● What is expected: In your copy, include every line of the listing below exactly but none of the pictures.

● Provided material:

• • • •

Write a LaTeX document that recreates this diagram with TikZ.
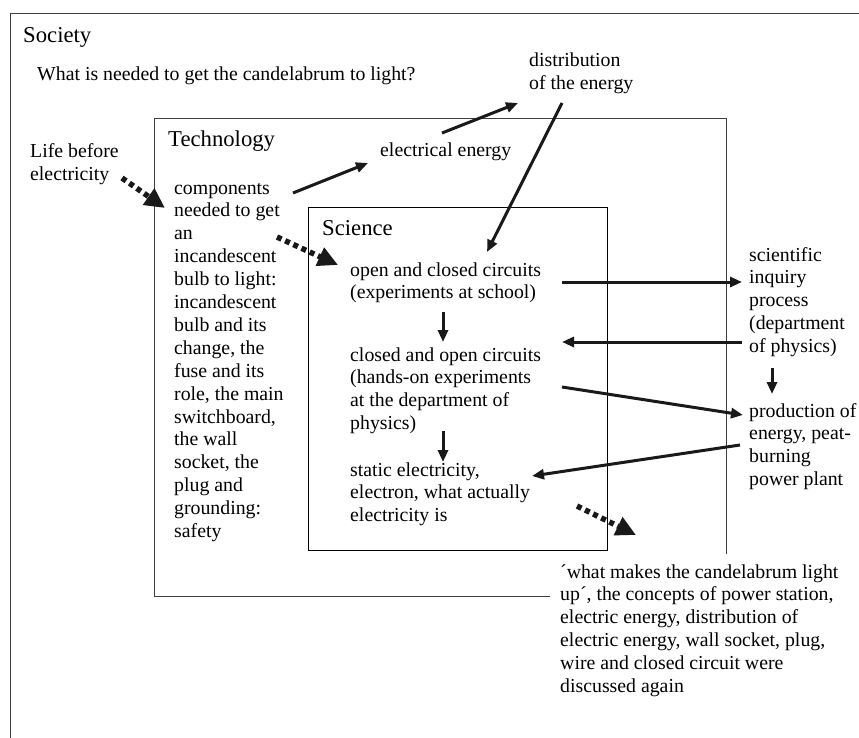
\documentclass[tikz,border=0pt]{standalone}
\usepackage{fontspec}
\setmainfont{Liberation Serif}
\usetikzlibrary{positioning,arrows.meta}

\begin{document}
\begin{tikzpicture}[x=1pt, y=-1pt,
		txt/.style={align=left, anchor=base west, inner sep=0pt, text=black,
			font=\fontsize{19.8}{22.9}\selectfont},
		head/.style={anchor=base west, inner sep=0pt, text=black,
			font=\fontsize{22.7}{26}\selectfont},
		frame/.style={rectangle, draw=black!75, line width=1.1pt, anchor=north west, inner sep=0pt},
		arr/.style={-{Triangle[length=12pt,width=10pt]}, line width=3pt, draw=black!90},
		dotarr/.style={-{Triangle[length=20pt,width=19pt]}, line width=5.5pt, draw=black!90,
			dash pattern=on 5pt off 4pt}
]
\useasboundingbox (0,0) rectangle (859,738);

\node [frame, minimum width=900pt, minimum height=800pt] (societybox) at (10,13) {};
\node [frame, minimum width=572pt, minimum height=478pt] (techbox) at (154,118) {};
\node [frame, minimum width=299pt, minimum height=343pt, draw=black] (sciencebox) at (308,207) {};

% multi-line texts sit on the baseline of their last line
\node [head] (society) at (23,43) {Society};
\node [txt] (question) at (37,81) {What is needed to get the candelabrum to light?};
\node [txt] (distrib) at (529,89.9) {distribution\\of the energy};
\node [head] (tech) at (168,147) {Technology};
\node [txt] (life) at (30,180.9) {Life before\\electricity};
\node [txt] (elenergy) at (380,157) {electrical energy};
\node [txt] (comps) at (174,537.5) {components\\needed to get\\an\\incandescent\\bulb to light:\\incandescent\\bulb and its\\change, the\\fuse and its\\role, the main\\switchboard,\\the wall\\socket, the\\plug and\\grounding:\\safety};
\node [head] (science) at (322,236) {Science};
\node [txt] (openc) at (350,298.9) {open and closed circuits\\(experiments at school)};
\node [txt] (closedc) at (350,429.7) {closed and open circuits\\(hands-on experiments\\at the department of\\physics)};
\node [txt] (static) at (350,521.8) {static electricity,\\electron, what actually\\electricity is};
\node [txt] (inquiry) at (749,352.6) {scientific\\inquiry\\process\\(department\\of physics)};
\node [txt] (production) at (749,485.7) {production of\\energy, peat-\\burning\\power plant};
\node [txt, fill=white, inner sep=10pt] (discuss) at (550,692.5) {´what makes the candelabrum light\\up´, the concepts of power station,\\electric energy, distribution of\\electric energy, wall socket, plug,\\wire and closed circuit were\\discussed again};

\draw [dotarr] ([shift={(92,-2.9)}]life.base west) -- ([shift={(-9,-329.5)}]comps.base west);
\draw [arr] ([shift={(119,-344.5)}]comps.base west) -- ([shift={(-12,6)}]elenergy.base west);
\draw [arr] ([shift={(62,-24)}]elenergy.base west) -- ([shift={(-11,13.1)}]distrib.base west);
\draw [arr] ([shift={(33,13.1)}]distrib.base west) -- ([shift={(137,-46.9)}]openc.base west);
\draw [dotarr] ([shift={(103,-300.5)}]comps.base west) -- ([shift={(-12,-33.9)}]openc.base west);
\draw [arr] ([shift={(212,-16.9)}]openc.base west) -- ([shift={(-7,-70.6)}]inquiry.base west);
\draw [arr] ([shift={(-7,-10.6)}]inquiry.base west) -- ([shift={(212,-87.7)}]closedc.base west);
\draw [arr] ([shift={(93,13.1)}]openc.base west) -- ([shift={(93,-87.7)}]closedc.base west);
\draw [arr] ([shift={(93,1.3)}]closedc.base west) -- ([shift={(93,-59.8)}]static.base west);
\draw [arr] ([shift={(23,15.4)}]inquiry.base west) -- ([shift={(23,-91.7)}]production.base west);
\draw [arr] ([shift={(212,-42.7)}]closedc.base west) -- ([shift={(-6,-70.7)}]production.base west);
\draw [arr] ([shift={(-9,-40.7)}]production.base west) -- ([shift={(182,-45.8)}]static.base west);
\draw [dotarr] ([shift={(227,-15.8)}]static.base west) -- ([shift={(86,-157.5)}]discuss.base west);

\end{tikzpicture}
\end{document}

• • • •

● Full output:
Write a LaTeX document that recreates this diagram with TikZ.
\documentclass[tikz,border=0pt]{standalone}
\usepackage{fontspec}
\setmainfont{Liberation Serif}
\usetikzlibrary{positioning,arrows.meta}

\begin{document}
\begin{tikzpicture}[x=1pt, y=-1pt,
		txt/.style={align=left, anchor=base west, inner sep=0pt, text=black,
			font=\fontsize{19.8}{22.9}\selectfont},
		head/.style={anchor=base west, inner sep=0pt, text=black,
			font=\fontsize{22.7}{26}\selectfont},
		frame/.style={rectangle, draw=black!75, line width=1.1pt, anchor=north west, inner sep=0pt},
		arr/.style={-{Triangle[length=12pt,width=10pt]}, line width=3pt, draw=black!90},
		dotarr/.style={-{Triangle[length=20pt,width=19pt]}, line width=5.5pt, draw=black!90,
			dash pattern=on 5pt off 4pt}
]
\useasboundingbox (0,0) rectangle (859,738);

\node [frame, minimum width=900pt, minimum height=800pt] (societybox) at (10,13) {};
\node [frame, minimum width=572pt, minimum height=478pt] (techbox) at (154,118) {};
\node [frame, minimum width=299pt, minimum height=343pt, draw=black] (sciencebox) at (308,207) {};

% multi-line texts sit on the baseline of their last line
\node [head] (society) at (23,43) {Society};
\node [txt] (question) at (37,81) {What is needed to get the candelabrum to light?};
\node [txt] (distrib) at (529,89.9) {distribution\\of the energy};
\node [head] (tech) at (168,147) {Technology};
\node [txt] (life) at (30,180.9) {Life before\\electricity};
\node [txt] (elenergy) at (380,157) {electrical energy};
\node [txt] (comps) at (174,537.5) {components\\needed to get\\an\\incandescent\\bulb to light:\\incandescent\\bulb and its\\change, the\\fuse and its\\role, the main\\switchboard,\\the wall\\socket, the\\plug and\\grounding:\\safety};
\node [head] (science) at (322,236) {Science};
\node [txt] (openc) at (350,298.9) {open and closed circuits\\(experiments at school)};
\node [txt] (closedc) at (350,429.7) {closed and open circuits\\(hands-on experiments\\at the department of\\physics)};
\node [txt] (static) at (350,521.8) {static electricity,\\electron, what actually\\electricity is};
\node [txt] (inquiry) at (749,352.6) {scientific\\inquiry\\process\\(department\\of physics)};
\node [txt] (production) at (749,485.7) {production of\\energy, peat-\\burning\\power plant};
\node [txt, fill=white, inner sep=10pt] (discuss) at (550,692.5) {´what makes the candelabrum light\\up´, the concepts of power station,\\electric energy, distribution of\\electric energy, wall socket, plug,\\wire and closed circuit were\\discussed again};

\draw [dotarr] ([shift={(92,-2.9)}]life.base west) -- ([shift={(-9,-329.5)}]comps.base west);
\draw [arr] ([shift={(119,-344.5)}]comps.base west) -- ([shift={(-12,6)}]elenergy.base west);
\draw [arr] ([shift={(62,-24)}]elenergy.base west) -- ([shift={(-11,13.1)}]distrib.base west);
\draw [arr] ([shift={(33,13.1)}]distrib.base west) -- ([shift={(137,-46.9)}]openc.base west);
\draw [dotarr] ([shift={(103,-300.5)}]comps.base west) -- ([shift={(-12,-33.9)}]openc.base west);
\draw [arr] ([shift={(212,-16.9)}]openc.base west) -- ([shift={(-7,-70.6)}]inquiry.base west);
\draw [arr] ([shift={(-7,-10.6)}]inquiry.base west) -- ([shift={(212,-87.7)}]closedc.base west);
\draw [arr] ([shift={(93,13.1)}]openc.base west) -- ([shift={(93,-87.7)}]closedc.base west);
\draw [arr] ([shift={(93,1.3)}]closedc.base west) -- ([shift={(93,-59.8)}]static.base west);
\draw [arr] ([shift={(23,15.4)}]inquiry.base west) -- ([shift={(23,-91.7)}]production.base west);
\draw [arr] ([shift={(212,-42.7)}]closedc.base west) -- ([shift={(-6,-70.7)}]production.base west);
\draw [arr] ([shift={(-9,-40.7)}]production.base west) -- ([shift={(182,-45.8)}]static.base west);
\draw [dotarr] ([shift={(227,-15.8)}]static.base west) -- ([shift={(86,-157.5)}]discuss.base west);

\end{tikzpicture}
\end{document}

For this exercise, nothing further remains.